Sasha Welland Explores the Histories and Aesthetics Embodied in Jin-me Yoon’s Untunnelling Vision

Submitted by Whitney Miller on
Sasha Welland standing at a podium in front of a larger projection screen featuring text and an image of Jin-me Yoon’s artwork title "Untunnelling Vision"

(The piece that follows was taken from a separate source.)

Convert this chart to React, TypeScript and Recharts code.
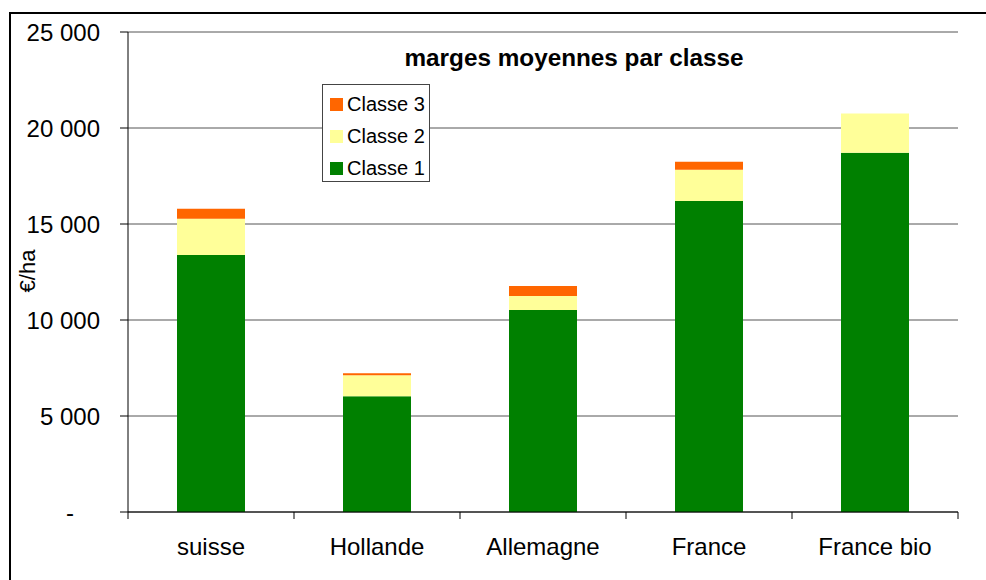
import React from 'react';
import { BarChart, Bar, XAxis, YAxis, CartesianGrid, Legend } from 'recharts';

const categories = ['suisse', 'Hollande', 'Allemagne', 'France', 'France bio'];
const classe1 = [13390, 6030, 10520, 16200, 18710];
const classe2 = [1880, 1095, 730, 1620, 2040];
const classe3 = [520, 105, 520, 420, 0];
const yTicks = [0, 5000, 10000, 15000, 20000, 25000];

const seriesNames = ['Classe 1', 'Classe 2', 'Classe 3'];
const seriesColors = ['#008000', '#FFFF99', '#FF6600'];

const data = categories.map((c, i) => ({
  name: c,
  c1: classe1[i],
  c2: classe2[i],
  c3: classe3[i],
}));

const FONT = '"Liberation Sans", Arial, sans-serif';

const fmt = (v: number) => {
  if (v === 0) return '-';
  const s = String(Math.round(v));
  return s.replace(/\B(?=(\d{3})+(?!\d))/g, ' ');
};

const YTick = (props: any) => {
  const { x, y, payload } = props;
  const v = payload.value;
  return (
    <text
      x={v === 0 ? x - 26 : x}
      y={y}
      dy="0.355em"
      textAnchor="end"
      fontSize={24}
      fontFamily={FONT}
      fill="#000"
    >
      {fmt(v)}
    </text>
  );
};

const XTick = (props: any) => {
  const { x, y, payload, index, visibleTicksCount } = props;
  const off = payload && typeof payload.offset === 'number' && payload.offset > 0 ? payload.offset : 83;
  const isLast = index === (visibleTicksCount ?? categories.length) - 1;
  return (
    <g>
      <line x1={x - off} x2={x - off} y1={y} y2={y + 7} stroke="#000" strokeWidth={1} />
      {isLast && <line x1={x + off} x2={x + off} y1={y} y2={y + 7} stroke="#000" strokeWidth={1} />}
      <text x={x} y={y + 43} textAnchor="middle" fontSize={24} fontFamily={FONT} fill="#000">
        {payload.value}
      </text>
    </g>
  );
};

const LegendContent = () => {
  const order = [2, 1, 0];
  return (
    <div
      style={{
        position: 'relative',
        width: 106,
        height: 96,
        border: '1px solid #444',
        background: '#fff',
        boxSizing: 'content-box',
      }}
    >
      {order.map((k, i) => (
        <div
          key={k}
          style={{
            position: 'absolute',
            left: 7,
            top: 13 + i * 32 - 7,
            height: 26,
            display: 'flex',
            alignItems: 'center',
            fontFamily: FONT,
            fontSize: 20,
            color: '#000',
            whiteSpace: 'nowrap',
          }}
        >
          <span
            style={{
              display: 'inline-block',
              width: 13,
              height: 13,
              background: seriesColors[k],
              marginRight: 4,
            }}
          />
          {seriesNames[k]}
        </div>
      ))}
    </div>
  );
};

export default function App() {
  return (
    <div
      style={{
        position: 'absolute',
        left: 0,
        top: 0,
        width: 986,
        height: 580,
        background: '#fff',
        overflow: 'hidden',
      }}
    >
      <div
        style={{
          position: 'absolute',
          left: 9,
          top: 12,
          width: 1000,
          height: 600,
          borderLeft: '2px solid #000',
          borderTop: '2px solid #000',
        }}
      />
      <div style={{ position: 'absolute', left: 0, top: 0 }}>
        <BarChart
          width={986}
          height={580}
          data={data}
          margin={{ top: 32, right: 28, left: 10, bottom: 8 }}
          barSize={68}
        >
          <CartesianGrid vertical={false} stroke="#555" strokeWidth={1} />
          <XAxis
            dataKey="name"
            height={60}
            tickSize={0}
            tickMargin={0}
            tickLine={false}
            axisLine={{ stroke: '#000' }}
            tick={<XTick />}
            interval={0}
          />
          <YAxis
            width={118}
            domain={[0, 25000]}
            ticks={yTicks}
            interval={0}
            tickSize={8}
            tickMargin={20}
            tickLine={{ stroke: '#000' }}
            axisLine={{ stroke: '#000' }}
            tick={<YTick />}
          />
          <Legend
            layout="vertical"
            verticalAlign="middle"
            align="center"
            wrapperStyle={{ position: 'absolute', left: 322, top: 84, width: 108, height: 98 }}
            content={<LegendContent />}
          />
          <Bar dataKey="c1" name="Classe 1" stackId="a" fill={seriesColors[0]} isAnimationActive={false} />
          <Bar dataKey="c2" name="Classe 2" stackId="a" fill={seriesColors[1]} isAnimationActive={false} />
          <Bar dataKey="c3" name="Classe 3" stackId="a" fill={seriesColors[2]} isAnimationActive={false} />
        </BarChart>
      </div>
      <div
        style={{
          position: 'absolute',
          left: 574,
          top: 44,
          transform: 'translateX(-50%)',
          fontFamily: FONT,
          fontWeight: 'bold',
          fontSize: 24.3,
          whiteSpace: 'nowrap',
          color: '#000',
          lineHeight: '28px',
        }}
      >
        marges moyennes par classe
      </div>
      <div
        style={{
          position: 'absolute',
          left: 28,
          top: 271,
          transform: 'translate(-50%, -50%) rotate(-90deg)',
          fontFamily: FONT,
          fontSize: 22,
          whiteSpace: 'nowrap',
          color: '#000',
          lineHeight: '26px',
        }}
      >
        €/ha
      </div>
    </div>
  );
}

Sasha Welland sitting on a small stage with three panelists
Sasha Welland standing with the three panelists and artist Jin-me Yoon smiling for camera pictures

On October 28, Sasha Welland gave a talk titled "The Art of Living Amid the Rubble of Sedimented Histories: Here and There, Then and When" at the Vancouver Art Gallery (VAG). The event was co-sponsored by Asian Canadian and Asian Migration Studies at the University of British Columbia (UBC) and the David Lam Centre at Simon Fraser University. Her talk traced the processes of research, relation-making, and audio-visual synesthetic form involved in the durational creation of Jin-me Yoon’s Untunnelling Vision, currently on view at VAG in the exhibit Jin-me Yoon: About Time. This piece comprised of video, photography, performance, and installation brings a kaleidoscope of aesthetic experiments to bear on the sedimented histories of colonialism, militarism and extractivism in the borderlands of Tsuut’ina Nation and the City of Calgary. The discussion of Yoon’s work also featured respondents Olivia Michiko Gagnon (Assistant Professor, Theatre & Performance Studies, UBC) and Allen Baylosis (Ph.D. student, Gender, Race, Sexuality, and Social Justice, UBC) and was moderated by Olivia Lim.